My Lords, UK development aid has doubled since 1997. It has risen from £2 billion to more than £4 billion and will increase from 0.26 per cent of gross national income in 1997 to 0.4 per cent by the end of the current spending round in 2006—the highest level since 1981. This will be higher than the EU target average for member states of 0.39 per cent. In addition, as the Chancellor announced in the Budget, the Government will not cut aid in the next spending round, but will continue to increase the resources that we provide to the world's poorest countries.
My Lords, I thank my noble friend for that Answer, on which, indeed, I congratulate him. But does he agree that although, due to our right honourable friend the Chancellor's achievements, Britain has the strongest economy in Europe, many other countries in Europe are ahead of us in that they have either reached, or found timetables for reaching, 0.7 per cent of GNI, which was agreed 34 years ago? Will he undertake to set a timetable to reach the agreed goal in the next Parliament, as the report of the All-Party Group on Africa asks?
My Lords, I gave the figures for the existing spending round and I gave an indication, which is rather unusual, of the Chancellor's intentions for the next spending round. It would be difficult to go further than that, but I point out to my noble friend that the 0.7 per cent target, even if it were pursued by everyone, would not deliver the resources for the millennium development goals that the United Nations said would be necessary and which would require, it says, £50 billion a year. The Government have set up the international finance facility to bridge the gap between pledges and the millennium development goals. That is a more realistic and helpful target than setting a timetable.
My Lords, following the debate last week on the DfID annual report, when the Minister's noble friend ran out of time to answer all of the questions raised, could I press the Minister on one of those unanswered questions? We note with interest that DfID is involved in a 100 million dollar loan to provide schooling for 2.4 million children in China. Will that amount grow? Perhaps the Minister could enlighten the House on the reasoning behind a loan to support education in one of the fastest growing economies in the world.
My Lords, I do not think that the criterion for aid should be, or is, whether a country has a fast growing economy. By World Bank definitions, China, like India, for example, is a low income economy and a feature of our policy has been to give a high proportion of our aid to low income economies. That applies to China as well.
My Lords, is the Minister aware that £544 million has been pledged to the reconstruction of Iraq up to March 2006? Does the noble Lord feel that it is right that DfID should carry so much of the burden of that policy? What will he do to ensure that the poorest people in the world do not lose out as a result?
My Lords, I must say, first, that Iraq is a low income economy. I know that that should not be the case—it has all the resources; gross mismanagement and bad government over many years are to blame. However, I assure the noble Baroness that the money going to Iraq is not taken from the rest of the DfID budget—90 per cent of which will go to the poorest countries by 2006.
My Lords, is there any positive news about defeating corruption? One of the Government's aims has been to see that money really reaches those poor people.
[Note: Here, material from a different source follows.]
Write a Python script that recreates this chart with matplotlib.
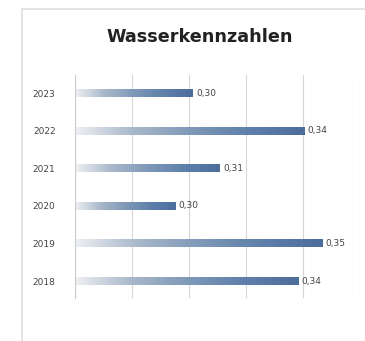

Has there been any real progress in that respect?
My Lords, that is a huge problem and is the reason why the Government, to some obloquy, did not agree with those who argued that we should be cancelling all the debts of the heavily indebted poorest countries immediately. It would not be a proper use of the money if it fuelled corruption or conflict, but we are doing much work in countries such as Sierra Leone to ensure that corruption is reduced. Money is available if corruption is reduced and if we are sure that the help will reach those people who really need it.
My Lords, as the Minister said, in his reply to my noble friend Lady Northover that the money would be taken out of DfID's budget, will he confirm that there will be no adverse impact on DfID's budget?
My Lords, I understand that none of the money which goes to Iraq will be taken out of DfID programmes for other countries.
My Lords, my noble friend said that the International Financing Facility was a better means of increasing aid for the world than the target of 0.7 per cent. However, as he said that at 0.7 per cent there was not enough to reach the millennium development goals, will he not agree that we need both the IFF and the target of 0.7 per cent?
No, my Lords, there is a failure of logic there. We are saying that in both the current and next spending rounds we will make significant increases in our overseas aid. That is the way in which we run our finances and we do not make particularly long-term commitments. Combining that with the Chancellor's initiative—the international finance facility, which was largely his idea—bridging the gap between the pledges and the millennium development goals and doing that with the aid of the international financial community, is the right way to proceed.
My Lords, I do not have that figure on the tip of my tongue. I will write to the noble Lord, Lord Avebury, about it. I apologise.